Use Numba when you have inherently sequential algorithms, complex branching that doesn’t map to np.where, or operations requiring element-by-element state tracking.

Profiling and Benchmarking

Before optimizing, measure. IPython’s %timeit handles microbenchmarks; line_profiler identifies bottlenecks in larger functions:

# Install: pip install line_profiler

# In IPython:
%load_ext line_profiler

def analyze_data(data):
    # Potential bottleneck 1: unnecessary copy
    normalized = data.copy() / data.max()
    
    # Potential bottleneck 2: Python loop
    results = []
    for row in normalized:
        results.append(np.mean(row))
    
    # Potential bottleneck 3: list to array conversion
    return np.array(results)

%lprun -f analyze_data analyze_data(np.random.rand(1000, 1000))
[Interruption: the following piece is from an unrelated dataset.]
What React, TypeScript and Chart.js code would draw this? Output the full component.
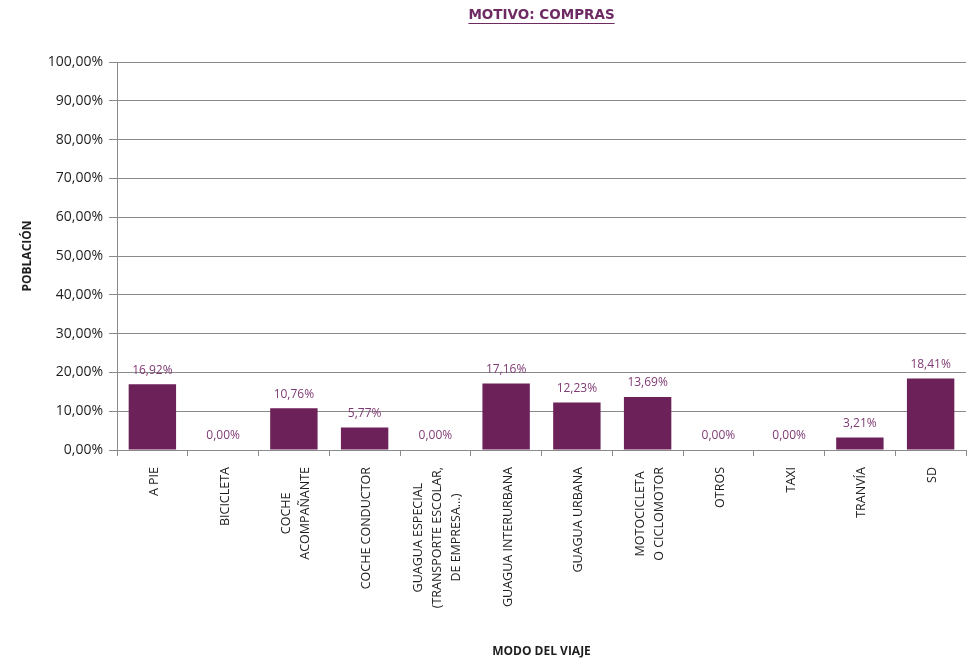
import React, { useEffect, useRef } from "react";
import { Chart, registerables } from "chart.js";

Chart.register(...registerables);

const TITLE = "MOTIVO: COMPRAS";
const Y_TITLE = "POBLACIÓN";
const X_TITLE = "MODO DEL VIAJE";

const categories: string[][] = [
  ["A PIE"],
  ["BICICLETA"],
  ["COCHE", "ACOMPAÑANTE"],
  ["COCHE CONDUCTOR"],
  ["GUAGUA ESPECIAL", "(TRANSPORTE ESCOLAR,", "DE EMPRESA...)"],
  ["GUAGUA INTERURBANA"],
  ["GUAGUA URBANA"],
  ["MOTOCICLETA", "O CICLOMOTOR"],
  ["OTROS"],
  ["TAXI"],
  ["TRANVÍA"],
  ["SD"],
];

const values: number[] = [16.92, 0, 10.76, 5.77, 0, 17.16, 12.23, 13.69, 0, 0, 3.21, 18.41];

const yTicks: number[] = [0, 10, 20, 30, 40, 50, 60, 70, 80, 90, 100];

const BAR = "#6d2159";
const LABEL = "#7e3a73";
const GRID = "#8a8a8a";
const TEXT = "#1e1e1e";
const FONT = "'Open Sans', sans-serif";

const fmt = (v: number) => v.toFixed(2).replace(".", ",") + "%";

const overlay = {
  id: "overlay",
  afterDraw(chart: any) {
    const ctx = chart.ctx;
    const area = chart.chartArea;
    ctx.save();
    // title
    ctx.font = "bold 13.5px 'DejaVu Sans', sans-serif";
    ctx.fillStyle = "#6e2a63";
    ctx.textAlign = "center";
    ctx.textBaseline = "middle";
    const cx = (area.left + area.right) / 2;
    ctx.fillText(TITLE, cx, 15);
    const w = ctx.measureText(TITLE).width;
    ctx.strokeStyle = "#6e2a63";
    ctx.lineWidth = 1;
    ctx.beginPath();
    ctx.moveTo(cx - w / 2, 23.5);
    ctx.lineTo(cx + w / 2, 23.5);
    ctx.stroke();

    // data labels
    const meta = chart.getDatasetMeta(0);
    ctx.font = `12px ${FONT}`;
    ctx.fillStyle = LABEL;
    meta.data.forEach((bar: any, i: number) => {
      ctx.fillText(fmt(values[i]), bar.x, bar.y - 14);
    });

    // x labels (rotated, centered lines)
    const xs = chart.scales.x;
    ctx.font = `12.5px ${FONT}`;
    ctx.fillStyle = TEXT;
    const lh = 19;
    categories.forEach((lines, i) => {
      const x = xs.getPixelForTick(i);
      const maxW = Math.max(...lines.map((l) => ctx.measureText(l).width));
      ctx.save();
      ctx.translate(x + 2, area.bottom + 17);
      ctx.rotate(-Math.PI / 2);
      ctx.textAlign = "center";
      ctx.textBaseline = "middle";
      lines.forEach((l, j) => {
        ctx.fillText(l, -maxW / 2, (j - (lines.length - 1) / 2) * lh);
      });
      ctx.restore();
    });
    ctx.restore();
  },
};

export default function App() {
  const ref = useRef<HTMLCanvasElement | null>(null);
  useEffect(() => {
    if (!ref.current) return;
    const chart = new Chart(ref.current, {
      type: "bar",
      data: {
        labels: categories.map((c) => c.join(" ")),
        datasets: [
          {
            data: values,
            backgroundColor: BAR,
            borderWidth: 0,
            barPercentage: 0.67,
            categoryPercentage: 1,
          },
        ],
      },
      options: {
        animation: false,
        responsive: true,
        maintainAspectRatio: false,
        layout: { padding: { top: 62, right: 11, bottom: 0, left: 0 } },
        plugins: {
          legend: { display: false },
          tooltip: { enabled: false },
          title: { display: false },
        },
        scales: {
          x: {
            ticks: { display: false },
            grid: {
              display: true,
              drawOnChartArea: false,
              offset: true,
              tickLength: 6,
              color: GRID,
            },
            border: { color: GRID },
            title: {
              display: true,
              text: X_TITLE,
              color: TEXT,
              font: { family: FONT, size: 12, weight: "bold" },
              padding: { top: 0, bottom: 3 },
            },
            afterFit: (s: any) => {
              s.height = 212;
            },
          },
          y: {
            min: 0,
            max: 100,
            afterBuildTicks: (s: any) => {
              s.ticks = yTicks.map((v) => ({ value: v }));
            },
            ticks: {
              callback: (v: any) => fmt(Number(v)),
              color: TEXT,
              font: { family: FONT, size: 14 },
              padding: 6,
            },
            grid: { color: GRID, tickLength: 8 },
            border: { color: GRID },
            title: {
              display: true,
              text: Y_TITLE,
              color: TEXT,
              font: { family: FONT, size: 12, weight: "bold" },
              padding: { top: 20, bottom: 0 },
            },
            afterFit: (s: any) => {
              s.width = 117;
            },
          },
        },
      },
      plugins: [overlay],
    });
    return () => chart.destroy();
  }, []);
  return (
    <div style={{ position: "fixed", left: 0, top: 0, width: 977, height: 662, background: "#fff" }}>
      <canvas ref={ref} />
    </div>
  );
}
Common anti-patterns to eliminate:

# Anti-pattern 1: Growing arrays in loops
bad = []
for i in range(10000):
    bad.append(i ** 2)
result = np.array(bad)

# Better: Preallocate
good = np.empty(10000)
for i in range(10000):
    good[i] = i ** 2

# Best: Vectorize entirely
best = np.arange(10000) ** 2

# Anti-pattern 2: Repeated array creation
for i in range(1000):
    mask = np.zeros(10000, dtype=bool)  # Recreated each iteration
    mask[i] = True

# Better: Create once, modify
mask = np.zeros(10000, dtype=bool)
for i in range(1000):
    mask[i] = True
    # ... use mask ...
    mask[i] = False  # Reset

Profile first, optimize the actual bottlenecks, and verify improvements with benchmarks. Premature optimization wastes time; targeted optimization based on measurements delivers results.